:: Material provided ::
╔══

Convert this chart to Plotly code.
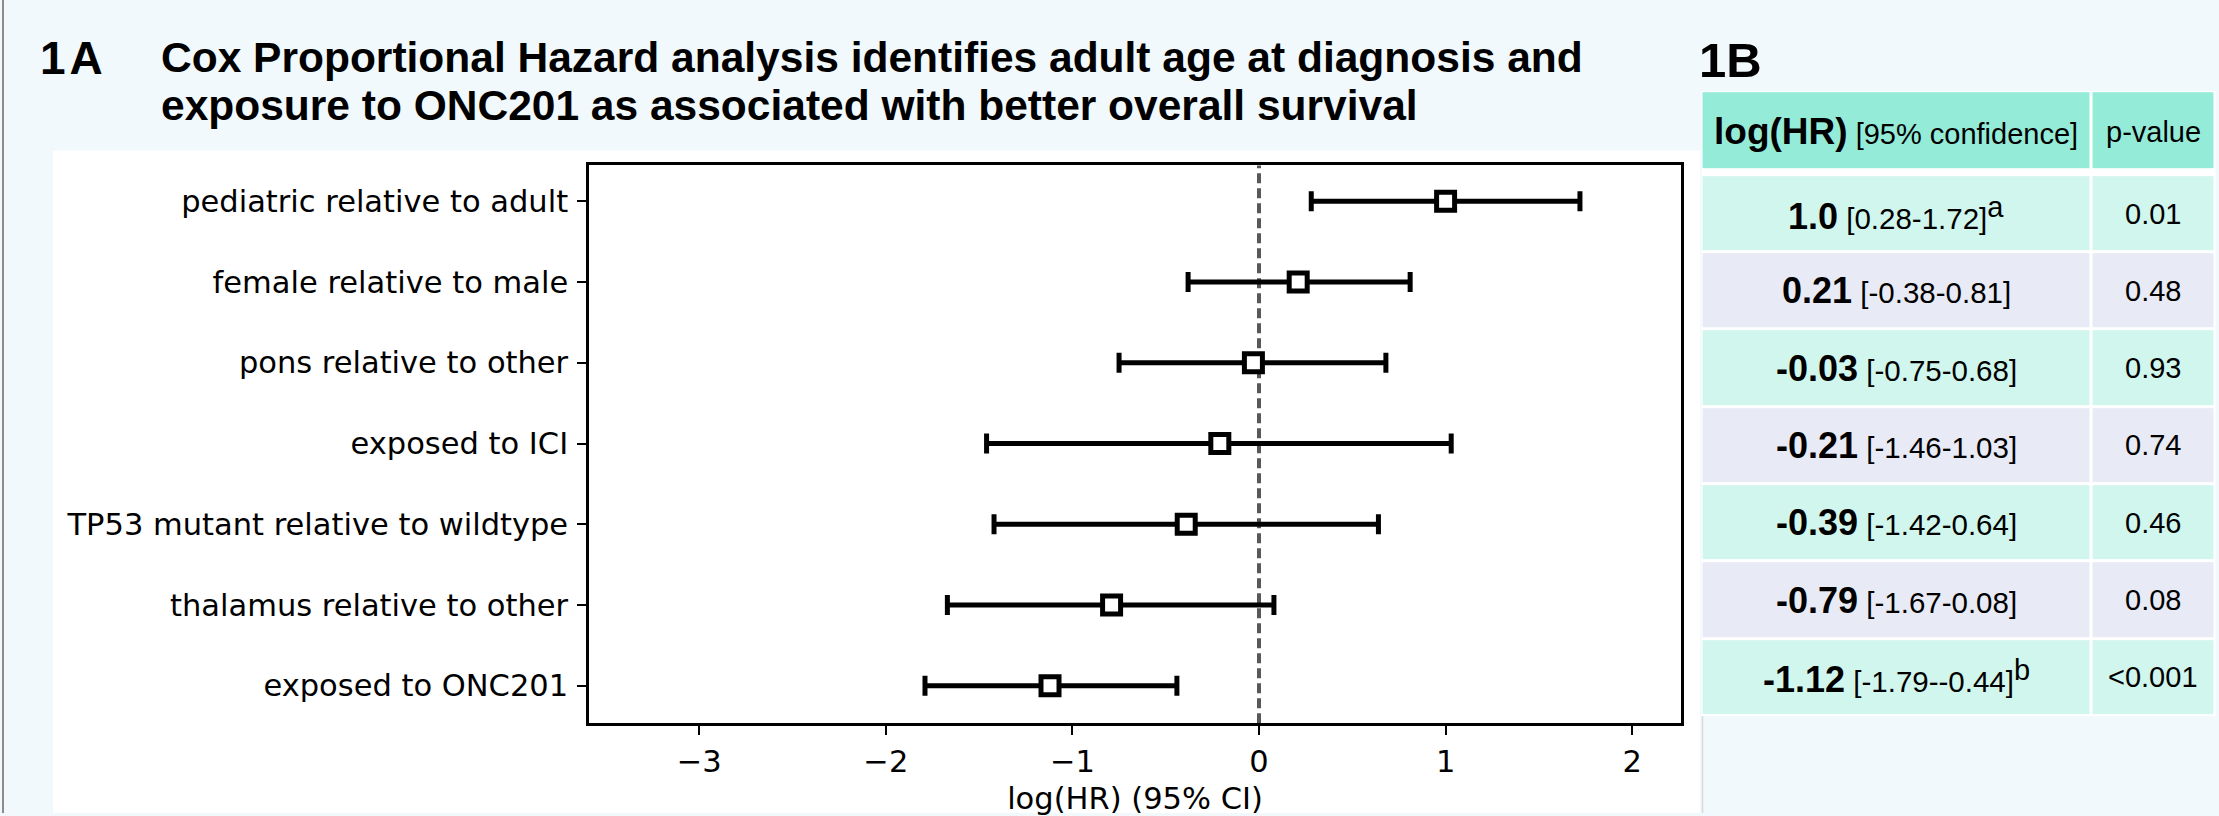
import plotly.graph_objects as go

# ---------------- data ----------------
labels = [
    "pediatric relative to adult",
    "female relative to male",
    "pons relative to other",
    "exposed to ICI",
    "TP53 mutant relative to wildtype",
    "thalamus relative to other",
    "exposed to ONC201",
]
log_hr = [1.0, 0.21, -0.03, -0.21, -0.39, -0.79, -1.12]
ci_low = [0.28, -0.38, -0.75, -1.46, -1.42, -1.67, -1.79]
ci_high = [1.72, 0.81, 0.68, 1.03, 0.64, 0.08, -0.44]
p_values = ["0.01", "0.48", "0.93", "0.74", "0.46", "0.08", "&lt;0.001"]
footnotes = ["a", "", "", "", "", "", "b"]
x_ticks = [-3, -2, -1, 0, 1, 2]
x_ticktext = ["\u22123", "\u22122", "\u22121", "0", "1", "2"]

# ---------------- geometry / style ----------------
W, H = 2219, 816
BG = "#F1F9FC"
HEADER_C = "#94ECD8"
MINT_C = "#D1F6ED"
LAV_C = "#E8EAF5"
ARIAL = "Liberation Sans, Arial, sans-serif"
DEJAVU = "DejaVu Sans"
CHART_FS = 30.5


def px_x(v):
    return v / W


def px_y(v):
    return 1 - v / H


err_plus = [h - e for h, e in zip(ci_high, log_hr)]
err_minus = [e - l for e, l in zip(log_hr, ci_low)]

fig = go.Figure()

fig.add_trace(go.Scatter(
    x=log_hr, y=labels, mode="markers",
    marker=dict(symbol="square", size=18, color="white",
                line=dict(color="black", width=5)),
    error_x=dict(type="data", symmetric=False, array=err_plus,
                 arrayminus=err_minus, color="black", thickness=5, width=10),
    showlegend=False, hoverinfo="skip",
    xaxis="x", yaxis="y",
))

# ---------------- table as heatmap ----------------
T_LEFT, T_MID, T_RIGHT = 1701.5, 2091.0, 2215.5
HEAD_TOP, HEAD_BOT = 91.5, 170.5
ROW_TOP = 175.5
PITCH = 77.6
n = len(labels)
y_edges = [HEAD_TOP, HEAD_BOT, ROW_TOP] + [ROW_TOP + PITCH * (i + 1) for i in range(n)]
z = [[0, 0], [None, None]] + [[1, 1] if i % 2 == 0 else [2, 2] for i in range(n)]

fig.add_trace(go.Heatmap(
    x=[T_LEFT, T_MID, T_RIGHT], y=y_edges, z=z,
    zmin=0, zmax=2,
    colorscale=[[0, HEADER_C], [0.5, MINT_C], [1, LAV_C]],
    xgap=3, ygap=3, showscale=False, hoverinfo="skip",
    xaxis="x2", yaxis="y2",
))

annotations = []
c1 = (T_LEFT + T_MID) / 2
c2 = (T_MID + T_RIGHT) / 2
hy = (HEAD_TOP + HEAD_BOT) / 2
annotations.append(dict(
    xref="x2", yref="y2", x=c1, y=hy + 1, xanchor="center", yanchor="middle",
    text="<span style='font-size:37px;font-weight:bold'>log(HR)</span> [95% confidence]",
    showarrow=False, font=dict(family=ARIAL, size=29, color="black")))
annotations.append(dict(
    xref="x2", yref="y2", x=c2, y=hy + 1, xanchor="center", yanchor="middle",
    text="p-value", showarrow=False, font=dict(family=ARIAL, size=29, color="black")))

for i in range(n):
    cy = ROW_TOP + PITCH * (i + 0.5)
    sup = ""
    if footnotes[i]:
        sup = "<sup><span style='font-size:29px'>%s</span></sup>" % footnotes[i]
    txt = ("<span style='font-size:36px;font-weight:bold'>%s</span> [%s-%s]%s"
           % (log_hr[i], ci_low[i], ci_high[i], sup))
    annotations.append(dict(
        xref="x2", yref="y2", x=c1, y=cy, xanchor="center", yanchor="middle",
        text=txt, showarrow=False, font=dict(family=ARIAL, size=29.5, color="black")))
    annotations.append(dict(
        xref="x2", yref="y2", x=c2, y=cy, xanchor="center", yanchor="middle",
        text=p_values[i], showarrow=False, font=dict(family=ARIAL, size=29, color="black")))

# ---------------- titles ----------------
annotations += [
    dict(xref="paper", yref="paper", x=px_x(38), y=px_y(58), xanchor="left", yanchor="middle",
         text="<b>1\u200aA</b>", showarrow=False, font=dict(family=ARIAL, size=46, color="black")),
    dict(xref="paper", yref="paper", x=px_x(159), y=px_y(58), xanchor="left", yanchor="middle",
         text="<b>Cox Proportional Hazard analysis identifies adult age at diagnosis and</b>",
         showarrow=False, font=dict(family=ARIAL, size=42.5, color="black")),
    dict(xref="paper", yref="paper", x=px_x(159), y=px_y(106), xanchor="left", yanchor="middle",
         text="<b>exposure to ONC201 as associated with better overall survival</b>",
         showarrow=False, font=dict(family=ARIAL, size=42.5, color="black")),
    dict(xref="paper", yref="paper", x=px_x(1697), y=px_y(60), xanchor="left", yanchor="middle",
         text="<b>1B</b>", showarrow=False, font=dict(family=ARIAL, size=49, color="black")),
]

shapes = [
    # white panel behind the forest plot
    dict(type="rect", xref="paper", yref="paper", x0=px_x(53), x1=px_x(1700),
         y0=0, y1=px_y(151), fillcolor="white", line=dict(width=0), layer="below"),
    # page left border
    dict(type="line", xref="paper", yref="paper", x0=px_x(3), x1=px_x(3), y0=0, y1=1,
         line=dict(color="#8C8C8C", width=2), layer="below"),
    # faint line below table
    dict(type="line", xref="paper", yref="paper", x0=px_x(1702.5), x1=px_x(1702.5),
         y0=0, y1=px_y(719), line=dict(color="#DADADA", width=1.5), layer="below"),
    # null line
    dict(type="line", xref="x", yref="y domain", x0=0, x1=0, y0=0, y1=1,
         line=dict(color="#585858", width=4, dash="10px,5px"), layer="below"),
]

fig.update_layout(
    width=W, height=H,
    margin=dict(l=0, r=0, t=0, b=0),
    paper_bgcolor=BG, plot_bgcolor="white",
    font=dict(family=DEJAVU, size=CHART_FS, color="black"),
    showlegend=False,
    xaxis=dict(
        domain=[px_x(589), px_x(1681)], range=[-3.5906, 2.2615],
        tickmode="array", tickvals=x_ticks, ticktext=x_ticktext,
        ticks="outside", ticklen=9, tickwidth=2, tickcolor="black",
        showline=True, mirror=True, linewidth=2.5, linecolor="black",
        showgrid=False, zeroline=False,
        tickfont=dict(family=DEJAVU, size=CHART_FS, color="black"),
        title=dict(text="log(HR) (95% CI)", standoff=16,
                   font=dict(family=DEJAVU, size=CHART_FS, color="black")),
        fixedrange=True,
    ),
    yaxis=dict(
        domain=[px_y(726), px_y(166)],
        type="category", categoryorder="array", categoryarray=labels,
        range=[6.465, -0.444],
        ticks="outside", ticklen=9, tickwidth=2, tickcolor="black",
        ticklabelstandoff=3,
        showline=True, mirror=True, linewidth=2.5, linecolor="black",
        showgrid=False, zeroline=False,
        tickfont=dict(family=DEJAVU, size=CHART_FS, color="black"),
        fixedrange=True,
    ),
    xaxis2=dict(domain=[px_x(T_LEFT), px_x(T_RIGHT)], range=[T_LEFT, T_RIGHT],
                visible=False, fixedrange=True, anchor="y2"),
    yaxis2=dict(domain=[px_y(y_edges[-1]), px_y(HEAD_TOP)], range=[y_edges[-1], HEAD_TOP],
                visible=False, fixedrange=True, anchor="x2"),
    annotations=annotations,
    shapes=shapes,
)

fig.write_html(
    "out.html",
    config={"displayModeBar": False},
    post_script="document.body.style.margin='0px';"
                "document.body.style.overflow='hidden';"
                "document.body.style.background='%s';" % BG,
)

╚══

Without including any pictures, print all of the material exactly as given.

:: Result of this task ::
Convert this chart to Plotly code.
import plotly.graph_objects as go

# ---------------- data ----------------
labels = [
    "pediatric relative to adult",
    "female relative to male",
    "pons relative to other",
    "exposed to ICI",
    "TP53 mutant relative to wildtype",
    "thalamus relative to other",
    "exposed to ONC201",
]
log_hr = [1.0, 0.21, -0.03, -0.21, -0.39, -0.79, -1.12]
ci_low = [0.28, -0.38, -0.75, -1.46, -1.42, -1.67, -1.79]
ci_high = [1.72, 0.81, 0.68, 1.03, 0.64, 0.08, -0.44]
p_values = ["0.01", "0.48", "0.93", "0.74", "0.46", "0.08", "&lt;0.001"]
footnotes = ["a", "", "", "", "", "", "b"]
x_ticks = [-3, -2, -1, 0, 1, 2]
x_ticktext = ["\u22123", "\u22122", "\u22121", "0", "1", "2"]

# ---------------- geometry / style ----------------
W, H = 2219, 816
BG = "#F1F9FC"
HEADER_C = "#94ECD8"
MINT_C = "#D1F6ED"
LAV_C = "#E8EAF5"
ARIAL = "Liberation Sans, Arial, sans-serif"
DEJAVU = "DejaVu Sans"
CHART_FS = 30.5


def px_x(v):
    return v / W


def px_y(v):
    return 1 - v / H


err_plus = [h - e for h, e in zip(ci_high, log_hr)]
err_minus = [e - l for e, l in zip(log_hr, ci_low)]

fig = go.Figure()

fig.add_trace(go.Scatter(
    x=log_hr, y=labels, mode="markers",
    marker=dict(symbol="square", size=18, color="white",
                line=dict(color="black", width=5)),
    error_x=dict(type="data", symmetric=False, array=err_plus,
                 arrayminus=err_minus, color="black", thickness=5, width=10),
    showlegend=False, hoverinfo="skip",
    xaxis="x", yaxis="y",
))

# ---------------- table as heatmap ----------------
T_LEFT, T_MID, T_RIGHT = 1701.5, 2091.0, 2215.5
HEAD_TOP, HEAD_BOT = 91.5, 170.5
ROW_TOP = 175.5
PITCH = 77.6
n = len(labels)
y_edges = [HEAD_TOP, HEAD_BOT, ROW_TOP] + [ROW_TOP + PITCH * (i + 1) for i in range(n)]
z = [[0, 0], [None, None]] + [[1, 1] if i % 2 == 0 else [2, 2] for i in range(n)]

fig.add_trace(go.Heatmap(
    x=[T_LEFT, T_MID, T_RIGHT], y=y_edges, z=z,
    zmin=0, zmax=2,
    colorscale=[[0, HEADER_C], [0.5, MINT_C], [1, LAV_C]],
    xgap=3, ygap=3, showscale=False, hoverinfo="skip",
    xaxis="x2", yaxis="y2",
))

annotations = []
c1 = (T_LEFT + T_MID) / 2
c2 = (T_MID + T_RIGHT) / 2
hy = (HEAD_TOP + HEAD_BOT) / 2
annotations.append(dict(
    xref="x2", yref="y2", x=c1, y=hy + 1, xanchor="center", yanchor="middle",
    text="<span style='font-size:37px;font-weight:bold'>log(HR)</span> [95% confidence]",
    showarrow=False, font=dict(family=ARIAL, size=29, color="black")))
annotations.append(dict(
    xref="x2", yref="y2", x=c2, y=hy + 1, xanchor="center", yanchor="middle",
    text="p-value", showarrow=False, font=dict(family=ARIAL, size=29, color="black")))

for i in range(n):
    cy = ROW_TOP + PITCH * (i + 0.5)
    sup = ""
    if footnotes[i]:
        sup = "<sup><span style='font-size:29px'>%s</span></sup>" % footnotes[i]
    txt = ("<span style='font-size:36px;font-weight:bold'>%s</span> [%s-%s]%s"
           % (log_hr[i], ci_low[i], ci_high[i], sup))
    annotations.append(dict(
        xref="x2", yref="y2", x=c1, y=cy, xanchor="center", yanchor="middle",
        text=txt, showarrow=False, font=dict(family=ARIAL, size=29.5, color="black")))
    annotations.append(dict(
        xref="x2", yref="y2", x=c2, y=cy, xanchor="center", yanchor="middle",
        text=p_values[i], showarrow=False, font=dict(family=ARIAL, size=29, color="black")))

# ---------------- titles ----------------
annotations += [
    dict(xref="paper", yref="paper", x=px_x(38), y=px_y(58), xanchor="left", yanchor="middle",
         text="<b>1\u200aA</b>", showarrow=False, font=dict(family=ARIAL, size=46, color="black")),
    dict(xref="paper", yref="paper", x=px_x(159), y=px_y(58), xanchor="left", yanchor="middle",
         text="<b>Cox Proportional Hazard analysis identifies adult age at diagnosis and</b>",
         showarrow=False, font=dict(family=ARIAL, size=42.5, color="black")),
    dict(xref="paper", yref="paper", x=px_x(159), y=px_y(106), xanchor="left", yanchor="middle",
         text="<b>exposure to ONC201 as associated with better overall survival</b>",
         showarrow=False, font=dict(family=ARIAL, size=42.5, color="black")),
    dict(xref="paper", yref="paper", x=px_x(1697), y=px_y(60), xanchor="left", yanchor="middle",
         text="<b>1B</b>", showarrow=False, font=dict(family=ARIAL, size=49, color="black")),
]

shapes = [
    # white panel behind the forest plot
    dict(type="rect", xref="paper", yref="paper", x0=px_x(53), x1=px_x(1700),
         y0=0, y1=px_y(151), fillcolor="white", line=dict(width=0), layer="below"),
    # page left border
    dict(type="line", xref="paper", yref="paper", x0=px_x(3), x1=px_x(3), y0=0, y1=1,
         line=dict(color="#8C8C8C", width=2), layer="below"),
    # faint line below table
    dict(type="line", xref="paper", yref="paper", x0=px_x(1702.5), x1=px_x(1702.5),
         y0=0, y1=px_y(719), line=dict(color="#DADADA", width=1.5), layer="below"),
    # null line
    dict(type="line", xref="x", yref="y domain", x0=0, x1=0, y0=0, y1=1,
         line=dict(color="#585858", width=4, dash="10px,5px"), layer="below"),
]

fig.update_layout(
    width=W, height=H,
    margin=dict(l=0, r=0, t=0, b=0),
    paper_bgcolor=BG, plot_bgcolor="white",
    font=dict(family=DEJAVU, size=CHART_FS, color="black"),
    showlegend=False,
    xaxis=dict(
        domain=[px_x(589), px_x(1681)], range=[-3.5906, 2.2615],
        tickmode="array", tickvals=x_ticks, ticktext=x_ticktext,
        ticks="outside", ticklen=9, tickwidth=2, tickcolor="black",
        showline=True, mirror=True, linewidth=2.5, linecolor="black",
        showgrid=False, zeroline=False,
        tickfont=dict(family=DEJAVU, size=CHART_FS, color="black"),
        title=dict(text="log(HR) (95% CI)", standoff=16,
                   font=dict(family=DEJAVU, size=CHART_FS, color="black")),
        fixedrange=True,
    ),
    yaxis=dict(
        domain=[px_y(726), px_y(166)],
        type="category", categoryorder="array", categoryarray=labels,
        range=[6.465, -0.444],
        ticks="outside", ticklen=9, tickwidth=2, tickcolor="black",
        ticklabelstandoff=3,
        showline=True, mirror=True, linewidth=2.5, linecolor="black",
        showgrid=False, zeroline=False,
        tickfont=dict(family=DEJAVU, size=CHART_FS, color="black"),
        fixedrange=True,
    ),
    xaxis2=dict(domain=[px_x(T_LEFT), px_x(T_RIGHT)], range=[T_LEFT, T_RIGHT],
                visible=False, fixedrange=True, anchor="y2"),
    yaxis2=dict(domain=[px_y(y_edges[-1]), px_y(HEAD_TOP)], range=[y_edges[-1], HEAD_TOP],
                visible=False, fixedrange=True, anchor="x2"),
    annotations=annotations,
    shapes=shapes,
)

fig.write_html(
    "out.html",
    config={"displayModeBar": False},
    post_script="document.body.style.margin='0px';"
                "document.body.style.overflow='hidden';"
                "document.body.style.background='%s';" % BG,
)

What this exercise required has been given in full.